Friday, September 17, 2004 - News

I decided to include this page to make mention of the fact that the health accord is now off the front pages. We have solved Canada's health problem. Hallelujah, now we can deal with what's really important like the hockey strike.

I've been thinking about the health accord, the plan to save the Healthcare system in Canada. I'm glad to read that Roy Romanow sees it as a set in the right direction. However I get the feeling there is still a lot of work to do. You see we have a program that is taking a lot of money but providing less and less. On one hand you hear that the provinces are spending more of their budget dollars on health care, which means they're either increasing taxes or cutting back other programs. Which ever means there is a problem. However, what is being provided is less. There are waiting lines, there are shortages of staff, but it's costing more and more.

There are intrinsic problems that may require more then just throwing money at it, and hope it goes away. What is the problem is the question, and perhaps if we could face this problem we could come to the answer. Here's what I hear and wonder about, they say that people are living longer and longer and procedures are becoming more technical, read expensive. With people living longer the potential for expensive sickness increases. Then there is the worry about the baby boomer, when we all turn 70+ are we simply going to swamp the system. It's like pensions, the huge baby boom generation is coming. Yet, when you think about it, this is the time to save for that future, after all the baby boomers are all in their 40's and 50's closing in on 60's. This same group is at their prime earning ages and so that means more disposable income which in turn means more taxes. Plus with the huge number of babyboomers plus the busters plus the gen-x'er means there's a whole lot of people paying into the system you would think there would be no problem. Yet we have a problem.

Perhaps part of it, and this has been discussed by others. It is too institutionalized. By this it means too hospital oriented. Hospitals are expensive to operate and so the rationale is to put all services into the hospital, such as MRI and Labs. But to do all this requires people, lots and lots of people.
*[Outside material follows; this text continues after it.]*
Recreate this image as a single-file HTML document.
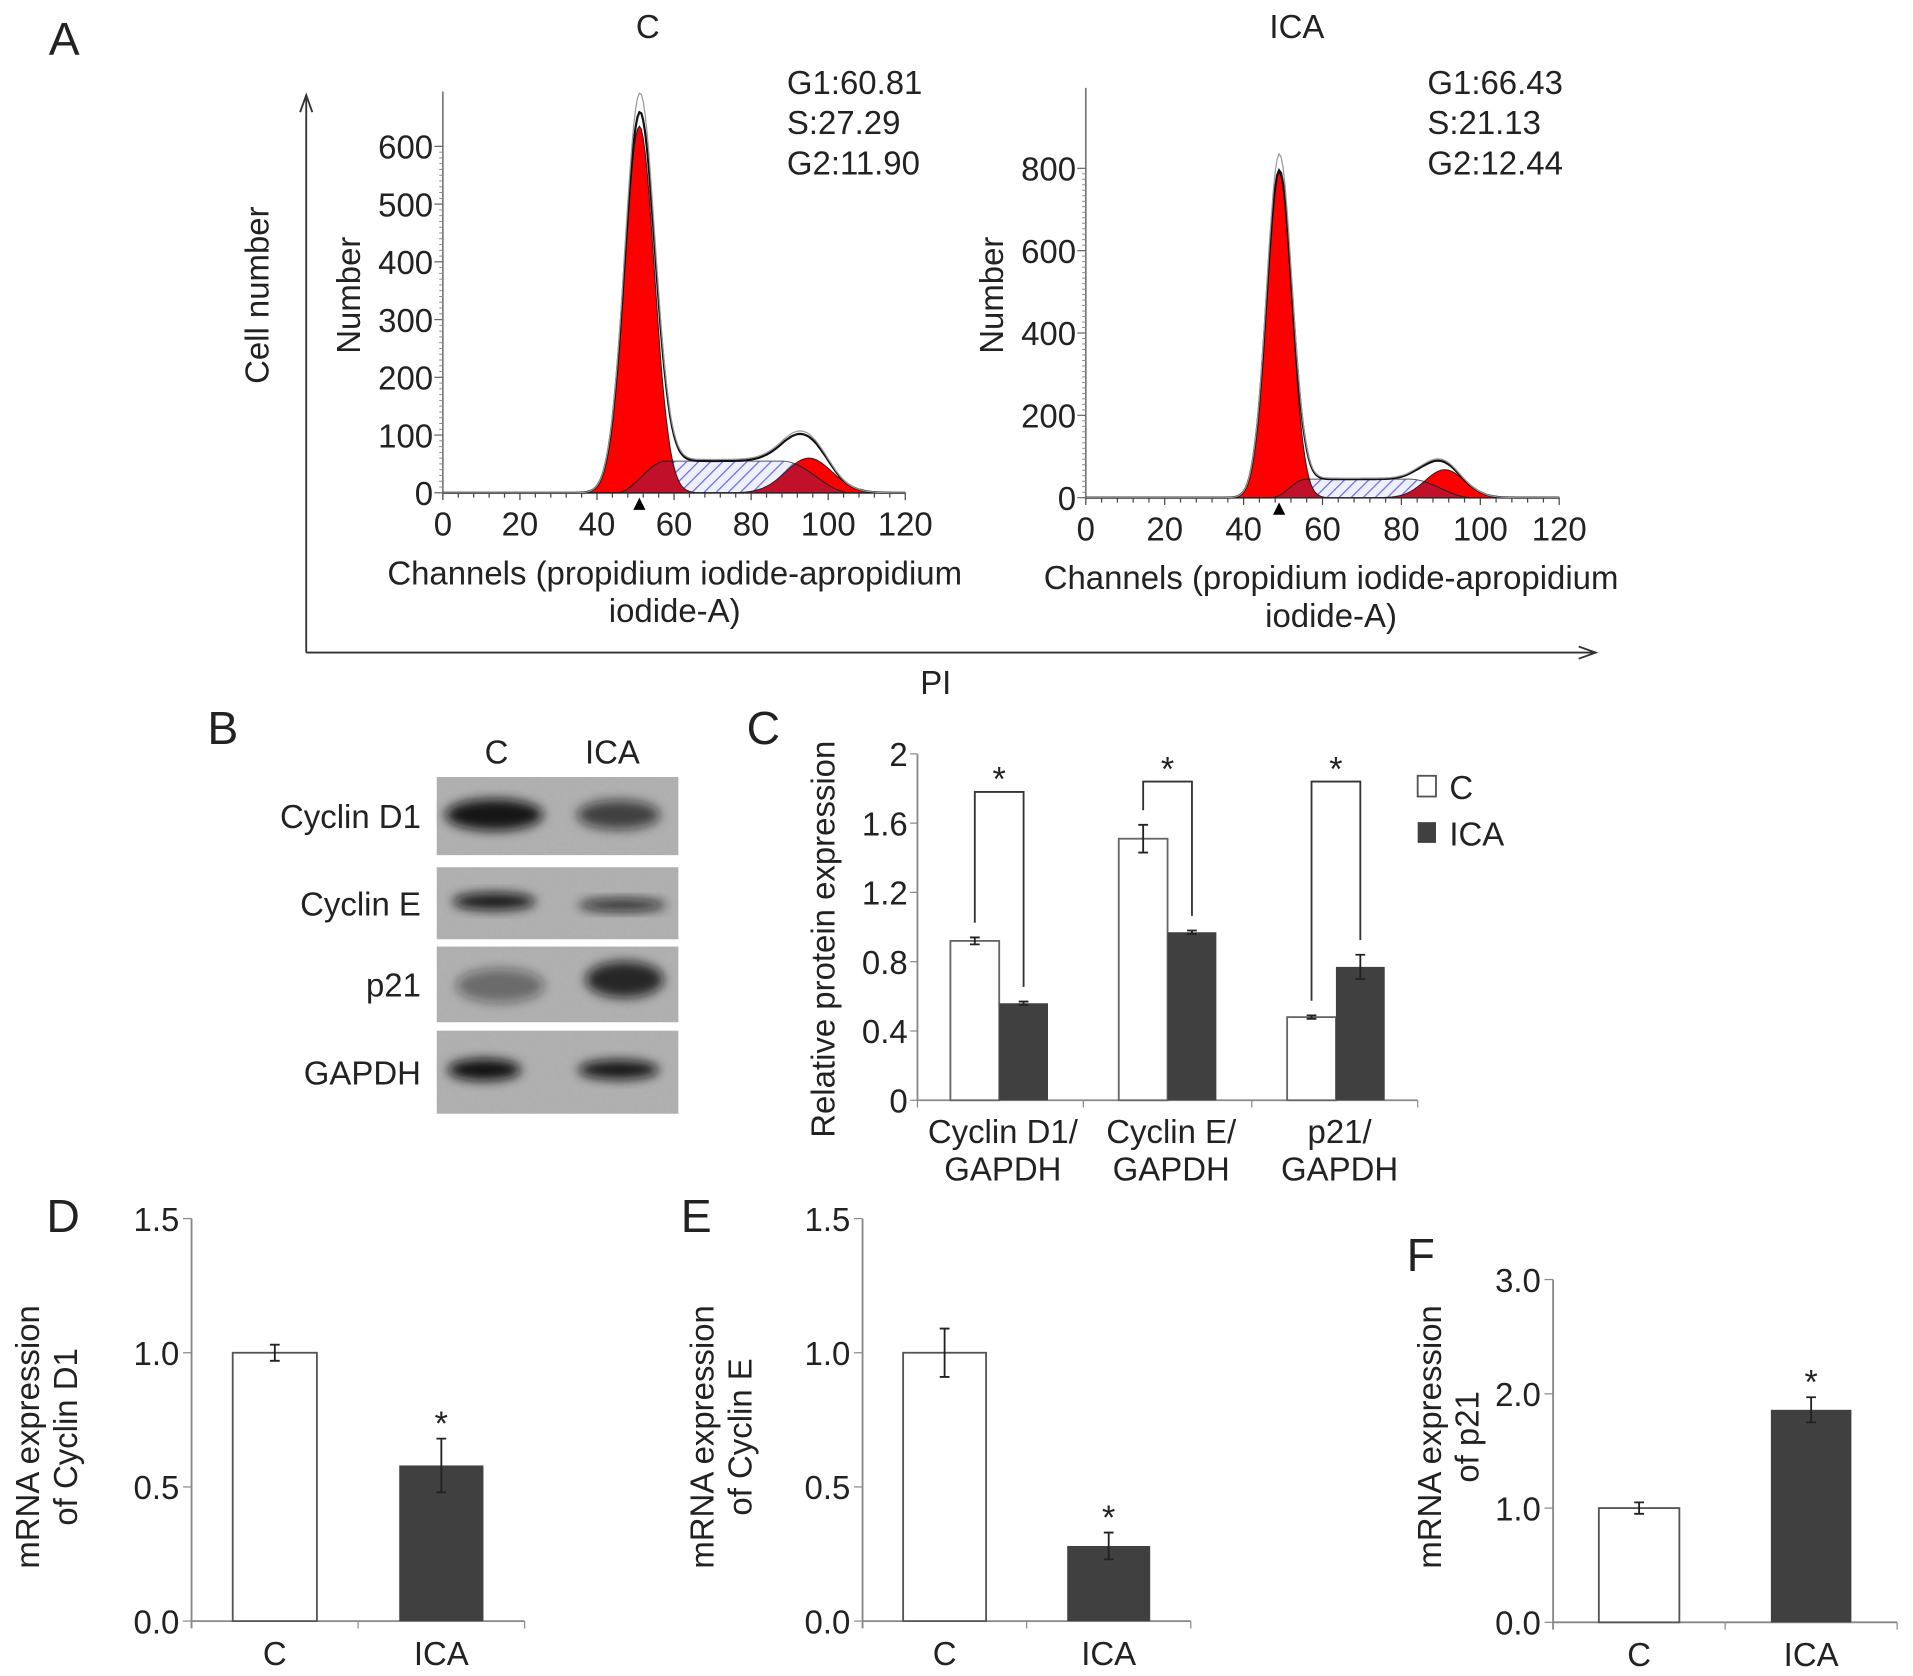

So expenses are up and this requires more funding. If anything goes wrong, you still have this behemoth consuming the income but not providing the services.

I think the most important part of the recent agreement is the transparency with every province but Quebec. This is part of the asymetrical federalism that is Canada. That means by the way that the rules don't apply to Quebec. So you got to know this is just waiting to be a problem.

I think I'm going to sleep on it and come up with the perfect solution tomorrow.